Então, vem uma regra – substantivo terminado em e faz o feminino trocando-se e por a: o governante, a governanta, o mestre, a mestra; por isso, o PRESIDENTE, a PRESIDENTA – corretíssimo, embora, pareça estranho; é ruim apenas quando essa forma é usada com certa exibição, no caso, para a chefe maior da Nação, mas pode ser a mandatária de uma empresa, já usado de há muito. Pelo comentário, basta. Tenha cuidado para não dizer ‘a cônjuge’, e pior quando alguém se esquece que se trata de um vocábulo proparoxítono – tem que haver o acento gráfico e a pronúncia forte na antepenúltima sílaba (o côn-ju-ge, tanto o homem como a mulher). Como advogado, uso – para dirimir dúvidas – o cônjuge masculino (ele) e o cônjuge feminino (ela). Fica mais leve. Evita-se aquele insosso ‘o cônjuge-varão’ e ‘a cônjuge-varoa’. Seria melhor se usar logo o varão (o homem), a varoa (a mulher). Vamos terminar, professor?!
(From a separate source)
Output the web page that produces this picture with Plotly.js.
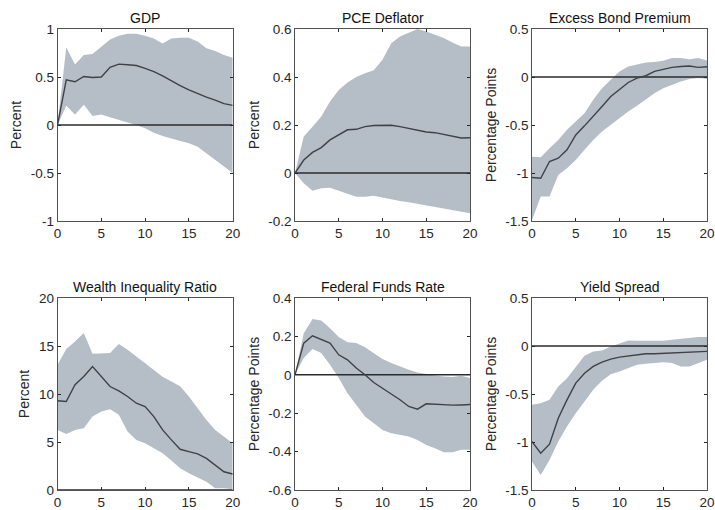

Não é estranho se usar ‘a papisa‘ se uma mulher nunca pode ou pôde ocupar esse cargo na Igreja Católica? Não seria mais poético se usar ‘a poetisa‘ (Cecília Meireles) que se dizer, com a boca cheia de saliva, ‘a poeta’? Fica meio enxabido, não fica?

Ponto final. Você já praticou um bigu? (É uma viagem clandestina em qualquer veículo. Gíria fluente no Nordeste.)